Labels can be good (for you)
I remember reading a widely-shared online quote (don’t remember whom it was attributed to) which had a strong message: labels are violent because they divide us.
Other people I encountered were smitten by quote, which they perceived as profound and reasonable. Me? I find it simplistic and frankly brainless.
I acknowledge that zealous devotion to one’s label may lead to sectarianism, which may potentially lead to violence. But, it is also dishonest to claim everyone who identifies with a label is sectarian, let alone violent.
If that is the case, that means literally every single person in living history is guilty of sectarianism. Do you expect me to believe that?
From what I observe, the people who agreed with the quote hated either diversity or religion, which they blamed for all the conflicts in the world. As someone who actually grew up multicultural and religious, I find it nonsensical.
Maybe, they are projecting. When they talk about diversity causing conflicts, they are probably talking about themselves. I have this assumption because most anti-diversity folks I have interacted with never cite any sectarian conflicts (and there are countless to choose from); the only things they cite are their feelings.
Maybe, just maybe, their anti-diversity stance is their effort to justify their intolerance, to make it appears more universal than it really is.
Oh, and even if you remove religion from the earth’s surface, conflicts would prevail anyway. I mean, people have killed over their favourite soccer teams. What makes you think abolishing religion is the be-all and end-all?
So, now actually discussing the title, what are the benefits of labels?
For me, they encourage contemplation.
I identify as a Muslim because Islam is the religion I grew up, despite having been mistreated by Muslims who love hiding behind God and religion. It shows how I always separate the religion from the believers.
Knowing my combative and vengeful tendency, if I were abused instead of simply being mistreated, there is a high chance I would end up as an ex-Muslim who associates Islam with abusive human beings.

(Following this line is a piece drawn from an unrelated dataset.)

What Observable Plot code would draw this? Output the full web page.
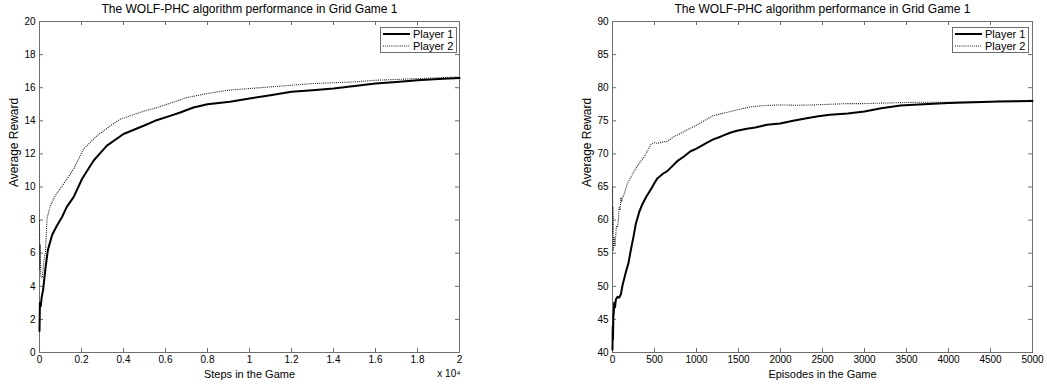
<!DOCTYPE html>
<html>
<head>
<meta charset="utf-8">
<script src="https://cdn.jsdelivr.net/npm/d3@7"></script>
<script src="https://cdn.jsdelivr.net/npm/@observablehq/plot@0.6"></script>
<style>
  html, body { margin: 0; padding: 0; background: #fff; }
  #root { position: relative; width: 1047px; height: 385px; background: #fff; overflow: hidden; }
  .panel { position: absolute; top: 0; }
  .legend {
    position: absolute; background: #fff; border: 1px solid #6e6e6e;
    font-family: "Liberation Sans", Arial, Helvetica, sans-serif; font-size: 11px; color: #000;
    box-sizing: border-box; padding: 0 0 0 2px; white-space: nowrap;
  }
  .legend .row { display: flex; align-items: center; height: 12px; line-height: 12px; }
  .legend svg { margin-right: 3px; flex: none; }
</style>
</head>
<body>
<div id="root"></div>
<script>
// ---- Grid Game 1, reward averaged over steps ----
const titleText = "The WOLF-PHC algorithm performance in Grid Game 1";
const seriesNames = ["Player 1", "Player 2"];

const stepTicks = [0, 2000, 4000, 6000, 8000, 10000, 12000, 14000, 16000, 18000, 20000];
const stepRewardTicks = [0, 2, 4, 6, 8, 10, 12, 14, 16, 18, 20];

const stepsP1 = [0, 20, 60, 100, 174, 285, 400, 600, 800, 1080, 1300, 1630, 2030, 2580, 3210, 4000, 4960, 5500, 6220, 6700, 7330, 8000, 9070, 10000, 11000, 12000, 13000, 14000, 15000, 16000, 17000, 18000, 19000, 20000];
const rewardP1Steps = [1.3, 3.0, 2.8, 3.3, 3.8, 5.1, 6.2, 7.1, 7.6, 8.2, 8.8, 9.4, 10.5, 11.6, 12.5, 13.2, 13.7, 14.0, 14.3, 14.5, 14.8, 15.0, 15.15, 15.35, 15.55, 15.75, 15.85, 15.95, 16.1, 16.25, 16.35, 16.45, 16.52, 16.58];

const stepsP2 = [0, 10, 30, 60, 130, 200, 285, 360, 520, 760, 1160, 1630, 2100, 2740, 3370, 3850, 4320, 5000, 5590, 6540, 7000, 8000, 9000, 10000, 11000, 12000, 13000, 14000, 15000, 16000, 17000, 18000, 19000, 20000];
const rewardP2Steps = [8.0, 5.0, 6.5, 4.6, 4.5, 5.4, 6.1, 8.1, 8.9, 9.5, 10.2, 11.1, 12.3, 13.1, 13.7, 14.1, 14.3, 14.6, 14.8, 15.2, 15.4, 15.65, 15.85, 15.95, 16.05, 16.15, 16.25, 16.3, 16.35, 16.45, 16.5, 16.55, 16.6, 16.65];

// ---- Grid Game 1, reward averaged over episodes ----
const episodeTicks = [0, 500, 1000, 1500, 2000, 2500, 3000, 3500, 4000, 4500, 5000];
const episodeRewardTicks = [40, 45, 50, 55, 60, 65, 70, 75, 80, 85, 90];

const episodesP1 = [0, 3, 6, 10, 15, 20, 30, 40, 60, 80, 100, 120, 160, 190, 217, 250, 277, 320, 356, 400, 455, 500, 534, 600, 652, 700, 771, 850, 929, 1000, 1126, 1200, 1285, 1400, 1482, 1600, 1700, 1838, 1996, 2150, 2312, 2450, 2589, 2800, 3000, 3200, 3428, 3700, 4000, 4300, 4600, 5000];
const rewardP1Episodes = [40.4, 44, 42, 45.5, 46, 47.5, 46.8, 48, 48.4, 48.3, 48.8, 50.2, 52.2, 53.5, 55.4, 57.5, 59.4, 61.3, 62.4, 63.5, 64.6, 65.6, 66.3, 67, 67.4, 68, 68.9, 69.6, 70.4, 70.8, 71.7, 72.2, 72.6, 73.2, 73.5, 73.8, 74, 74.4, 74.6, 75, 75.4, 75.7, 75.9, 76.1, 76.4, 76.9, 77.3, 77.5, 77.7, 77.8, 77.9, 78];

const episodesP2 = [0, 3, 6, 10, 15, 20, 30, 45, 59, 70, 79, 90, 99, 110, 119, 140, 178, 220, 257, 300, 336, 380, 415, 455, 500, 534, 600, 652, 730, 810, 900, 1008, 1100, 1206, 1300, 1403, 1500, 1640, 1800, 1996, 2200, 2391, 2600, 2800, 3000, 3300, 3600, 4000, 4500, 5000];
const rewardP2Episodes = [65, 58, 62, 55.5, 57, 57.4, 56, 59, 58.9, 60, 61.9, 61.5, 63.4, 62.8, 63.4, 64, 65.6, 66.5, 67.4, 68.2, 68.9, 69.6, 70.4, 71.4, 71.7, 71.6, 71.8, 71.9, 72.6, 73.1, 73.7, 74.4, 75.1, 75.8, 76.1, 76.4, 76.7, 77.1, 77.3, 77.4, 77.35, 77.4, 77.5, 77.6, 77.6, 77.7, 77.8, 77.8, 77.9, 78.1];

// ---- drawing ----
const FONT = '"Liberation Sans", Arial, Helvetica, sans-serif';
const AXIS = "#6e6e6e";
const DOTTED = "#1a1a1a";
const H = 385, MT = 21, MB = 33, TICK = 4;
const frameH = H - MT - MB;

const zip = (xs, ys) => xs.map((x, i) => ({x, y: ys[i]}));

function panel({width, marginLeft, marginRight, xDomain, yDomain, xTicks, yTicks, xFormat, xLabel, p1, p2, exponent}) {
  const frameW = width - marginLeft - marginRight;
  const marks = [
    Plot.frame({stroke: AXIS}),
    // inward ticks on all four sides of the box
    Plot.tickX(xTicks, {x: d => d, stroke: AXIS, insetTop: frameH - TICK}),
    Plot.tickX(xTicks, {x: d => d, stroke: AXIS, insetBottom: frameH - TICK}),
    Plot.tickY(yTicks, {y: d => d, stroke: AXIS, insetRight: frameW - TICK}),
    Plot.tickY(yTicks, {y: d => d, stroke: AXIS, insetLeft: frameW - TICK}),
    Plot.axisX(xTicks, {tickSize: 0, tickPadding: 3, tickFormat: xFormat, fontSize: 10, fill: "#000", label: null}),
    Plot.axisY(yTicks, {tickSize: 0, tickPadding: 4, fontSize: 10, fill: "#000", label: null}),
    // axis titles
    Plot.text([xLabel], {frameAnchor: "bottom", dy: 22, lineAnchor: "middle", fontSize: 11, fill: "#000"}),
    Plot.text(["Average Reward"], {frameAnchor: "left", dx: -25, rotate: -90, lineAnchor: "middle", fontSize: 12, fill: "#000"}),
    Plot.line(p2, {x: "x", y: "y", stroke: DOTTED, strokeWidth: 1.1, strokeDasharray: "1,1.1", strokeLinecap: "butt"}),
    Plot.line(p1, {x: "x", y: "y", stroke: "#000", strokeWidth: 2}),
    Plot.text([titleText], {frameAnchor: "top", dy: -12, lineAnchor: "middle", fontSize: 12, fill: "#000"})
  ];
  if (exponent) {
    marks.push(Plot.text([exponent], {frameAnchor: "bottom-right", textAnchor: "end", lineAnchor: "middle", dy: 21, dx: 1, fontSize: 10, fill: "#000"}));
  }
  return Plot.plot({
    width, height: H, marginLeft, marginRight, marginTop: MT, marginBottom: MB,
    style: {fontFamily: FONT, fontSize: "10px", color: "#000", background: "transparent", overflow: "visible"},
    x: {domain: xDomain},
    y: {domain: yDomain},
    marks
  });
}

function legend(left, top) {
  const box = document.createElement("div");
  box.className = "legend";
  box.style.left = left + "px";
  box.style.top = top + "px";
  box.style.width = "77px";
  box.style.height = "26px";
  seriesNames.forEach((name, i) => {
    const row = document.createElement("div");
    row.className = "row";
    const dash = i === 0 ? "" : ' stroke-dasharray="1,1.1"';
    const sw = i === 0 ? 2 : 1.1;
    const col = i === 0 ? "#000" : DOTTED;
    row.innerHTML = `<svg width="27" height="6"><line x1="0" x2="27" y1="3" y2="3" stroke="${col}" stroke-width="${sw}"${dash}/></svg><span>${name}</span>`;
    box.appendChild(row);
  });
  return box;
}

const root = document.getElementById("root");

const left = panel({
  width: 523, marginLeft: 39, marginRight: 64,
  xDomain: [0, 20000], yDomain: [0, 20],
  xTicks: stepTicks, yTicks: stepRewardTicks,
  xFormat: d => String(d / 1e4), xLabel: "Steps in the Game",
  p1: zip(stepsP1, rewardP1Steps), p2: zip(stepsP2, rewardP2Steps),
  exponent: "x 10\u2074"
});
left.classList.add("panel");
left.style.left = "0px";
root.appendChild(left);

const right = panel({
  width: 524, marginLeft: 89, marginRight: 15,
  xDomain: [0, 5000], yDomain: [40, 90],
  xTicks: episodeTicks, yTicks: episodeRewardTicks,
  xFormat: d => String(d), xLabel: "Episodes in the Game",
  p1: zip(episodesP1, rewardP1Episodes), p2: zip(episodesP2, rewardP2Episodes)
});
right.classList.add("panel");
right.style.left = "523px";
root.appendChild(right);

root.appendChild(legend(380, 27));
root.appendChild(legend(952, 27));
</script>
</body>
</html>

I am also certain I am not an extremist because I am not triggered every time others openly identify as non-Muslims; I genuinely couldn’t care less whether you are a fellow Muslim or not. Admittedly, at one point, I was on the way to zealotry; thankfully, I never reached the destination.
I identify as an Indonesian because not only I am a citizen, it was also the only national cultural identity I grew up with. Unlike many Indonesians, I don’t identify with a specific ethnic identity; I “blame” it on my upbringing in two multicultural cities with no dominant ethnic groups and a culturally neutral household. While it immunises me from ethnic and cultural sectarianism, it also emotionally detaches me from any of the country’s ancestral heritage.
I should also mention my slight reluctance to identify as an Indonesian. Apart from the aforementioned detachment, my personal interactions with foreigners also compel me to burst my national cultural bubble and explore the world beyond.
I cannot say this without sounding pretentious: I am an Indonesian and a global citizen. While Indonesia is my homeland, I believe the rest of the world is also worth embracing.
Obviously, having labels does not instantly makes you contemplative. But, you can definitely ask yourselves these:
Why do you identify with the labels you have now? Did you grow up with them? If you did, why do you stick with them? If you didn’t, why do you end up with them? What’s your relationship with fellow label wearers? What’s your relationship with wearers of other labels?
My point is not only labels are not inherently bad, we can also use them to understand how we become the way we are and what kind of people we could have become.
Instead of flaunting them your labels, you must always question them. Keep in mind that nature and nurture — which you have no control over — shape you. They decide the labels for you.